Combination of medications increases at-fault crash risk for elderly drivers

by Ian Palmer

Photo by e-Magine Art

Older drivers who combine antidepressants with another psychotropic medication are at increased risk of having an at-fault motor vehicle crash (MVC), according to new research.

“Antidepressants alone did not increase MVC risk, unless prescribed with another psychotropic drug,” said Dr. Mark Rapoport, lead investigator of the study and psychiatrist at Sunnybrook Health Sciences Centre, in a statement. “Then we saw an increased risk.”
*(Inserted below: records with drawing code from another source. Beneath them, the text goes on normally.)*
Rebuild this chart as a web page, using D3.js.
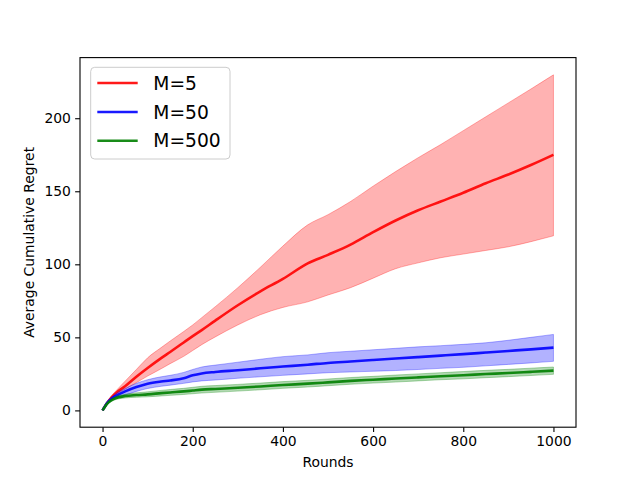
<!DOCTYPE html>
<html>
<head>
<meta charset="utf-8">
<script src="https://cdn.jsdelivr.net/npm/d3@7"></script>
<style>
  html, body { margin: 0; padding: 0; background: #fff; }
  svg { display: block; font-family: "DejaVu Sans", sans-serif; }
</style>
</head>
<body>
<svg id="chart" width="640" height="480"></svg>
<script>
const rounds = [0,10,20,30,50,75,100,130,150,180,200,220,250,300,350,400,455,500,550,600,650,700,750,800,850,900,950,1000];

const m5Mean  = [0,5,9,12,16.5,23,29,35.8,40,46.5,50.8,55,61.5,72,81.5,90,100.6,106.5,113.5,122,130,137,143,149,155.5,161.5,168,175];
const m5Upper = [0,5.5,10,13.5,20,28,36,43,47.5,54,58.5,63.5,71,84,98,112.5,127,134,143,153.5,163.5,173,182,191.5,201,210.5,220,229.7];
const m5Lower = [0,4.5,8,10.5,14.5,19,23.5,28.5,32,37,41,45,50.3,58.5,65.5,70.5,74.3,79,84,90.5,97,101,104.5,107,109.5,112,115.5,119.5];

const m50Mean  = [0,5,8,10,13,16,18.3,19.8,20.5,22,24,25.3,26.3,27.5,28.8,30,31.3,32.5,33.5,34.5,35.5,36.5,37.5,38.5,39.6,40.7,41.8,43];
const m50Upper = [0,6,9,11.5,15,18.5,21,23,24,26,28,29.7,31,33,35,36.8,38,39.5,40.5,41.5,42.5,43.5,44.3,45.2,46.3,48,50,52];
const m50Lower = [0,4,7,8.5,10.5,13,15,16.5,17.3,18.5,19.5,20.2,20.8,22,23,24,25,25.8,26.3,26.8,27.3,28,28.8,29.5,30.5,31.5,32.5,33.6];

const m500Mean  = [0,4.5,7,8.5,9.8,10.5,11,11.8,12.3,13,13.6,14.2,14.7,15.5,16.4,17.4,18.3,19.2,20.2,21,21.8,22.6,23.4,24.1,24.9,25.6,26.4,27.2];
const m500Upper = [0,5,7.8,9.5,11,12,12.7,13.7,14.3,15.1,15.8,16.5,17,17.8,18.7,19.7,20.6,21.5,22.5,23.3,24.2,25,25.8,26.6,27.4,28.1,28.9,29.7];
const m500Lower = [0,4,6.2,7.5,8.5,9,9.3,9.9,10.3,10.9,11.4,11.9,12.4,13.2,14.1,15.1,16,16.9,17.9,18.7,19.4,20.2,21,21.6,22.4,23.1,23.9,24.7];

const seriesNames = ["M=5", "M=50", "M=500"];
const xTicks = [0,200,400,600,800,1000];
const yTicks = [0,50,100,150,200];
const xLabel = "Rounds";
const yLabel = "Average Cumulative Regret";

const series = [
  { name: seriesNames[0], color: "#ff0000", mean: m5Mean,  upper: m5Upper,  lower: m5Lower },
  { name: seriesNames[1], color: "#0000ff", mean: m50Mean, upper: m50Upper, lower: m50Lower },
  { name: seriesNames[2], color: "#008000", mean: m500Mean, upper: m500Upper, lower: m500Lower }
];

const L = 80, R = 576, T = 57.6, B = 427.2;
const x = d3.scaleLinear().domain([-50, 1050]).range([L, R]);
const y = d3.scaleLinear().domain([-11.5, 241.5]).range([B, T]);

const svg = d3.select("#chart");
const plot = svg.append("g");

series.forEach(s => {
  const pts = rounds.map((r, i) => ({ r, m: s.mean[i], u: s.upper[i], l: s.lower[i] }));
  const area = d3.area().x(d => x(d.r)).y0(d => y(d.l)).y1(d => y(d.u)).curve(d3.curveMonotoneX);
  const line = d3.line().x(d => x(d.r)).y(d => y(d.m)).curve(d3.curveMonotoneX);
  plot.append("path").attr("d", area(pts))
    .attr("fill", s.color).attr("fill-opacity", 0.3)
    .attr("stroke", s.color).attr("stroke-opacity", 0.3).attr("stroke-width", 1);
  plot.append("path").attr("d", line(pts))
    .attr("fill", "none").attr("stroke", s.color).attr("stroke-opacity", 0.9)
    .attr("stroke-width", 2.6).attr("stroke-linejoin", "round");
});

// axes
const xAxis = d3.axisBottom(x).tickValues(xTicks).tickSize(4.86).tickPadding(4.2).tickFormat(d3.format("d"));
const yAxis = d3.axisLeft(y).tickValues(yTicks).tickSize(4.86).tickPadding(4.2).tickFormat(d3.format("d"));

const gx = svg.append("g").attr("transform", `translate(0,${B})`).call(xAxis);
const gy = svg.append("g").attr("transform", `translate(${L},0)`).call(yAxis);
[gx, gy].forEach(g => {
  g.select(".domain").remove();
  g.selectAll(".tick line").attr("stroke", "#000").attr("stroke-width", 1.1);
  g.selectAll(".tick text").attr("fill", "#000").style("font-size", "13.9px").style("font-family", "DejaVu Sans");
});

// spines
svg.append("rect").attr("x", L).attr("y", T).attr("width", R - L).attr("height", B - T)
  .attr("fill", "none").attr("stroke", "#000").attr("stroke-width", 1.1);

// axis labels
svg.append("text").attr("x", (L + R) / 2).attr("y", 462).attr("text-anchor", "middle")
  .attr("dominant-baseline", "central").style("font-size", "13.9px").text(xLabel);
svg.append("text").attr("transform", `translate(29,${(T + B) / 2}) rotate(-90)`)
  .attr("text-anchor", "middle").attr("dominant-baseline", "central")
  .style("font-size", "13.9px").text(yLabel);

// legend
const lg = svg.append("g");
lg.append("rect").attr("x", 90.7).attr("y", 67.3).attr("width", 139.3).attr("height", 91.7)
  .attr("rx", 4).attr("ry", 4).attr("fill", "#fff").attr("fill-opacity", 0.8)
  .attr("stroke", "#cccccc").attr("stroke-width", 1);
const rowY = [83, 112, 140.7];
series.forEach((s, i) => {
  lg.append("line").attr("x1", 97.3).attr("x2", 137.7).attr("y1", rowY[i]).attr("y2", rowY[i])
    .attr("stroke", s.color).attr("stroke-opacity", 0.9).attr("stroke-width", 2.6);
  lg.append("text").attr("x", 153.3).attr("y", rowY[i]).attr("dominant-baseline", "central")
    .style("font-size", "18.7px").attr("fill", "#000").text(s.name);
});
</script>
</body>
</html>
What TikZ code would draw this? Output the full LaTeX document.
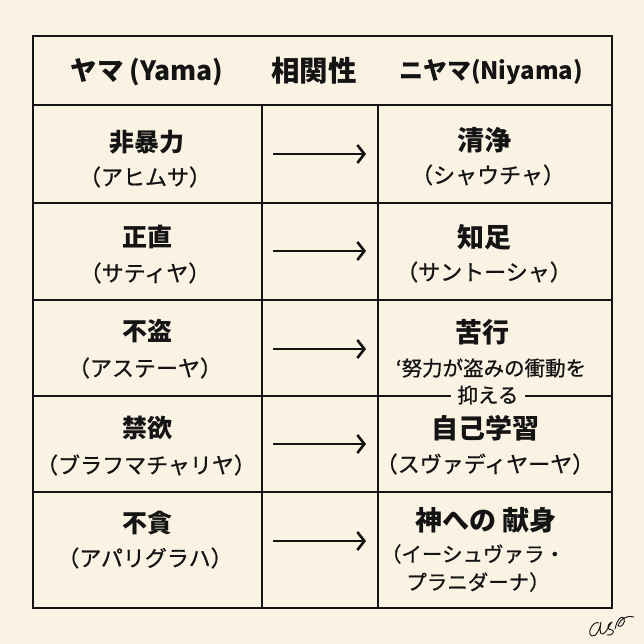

The study, a collaboration between the Institute for Clinical Evaluative Sciences (ICES), Ontario Ministry of Health, Ontario Ministry of Transportation and Sunnybrook Health Sciences Centre, finds that the at-fault MVC risk was highest during the first four months that the antidepressant and another psychotropic medication, such as benzodiazepines or anticholinergics, were being taken.

Benzodiazepines are often used as a therapy for sleep or anxiety problems and are the most commonly prescribed psychoactive drug in North America, while some drugs used to treat gastrointestinal and respiratory disorders have potent anticholinergic properties.

The authors of the study hope that future research focuses on whether it is the effects of the drug or the symptoms of depression that are causing the increased crash risks among the elderly population.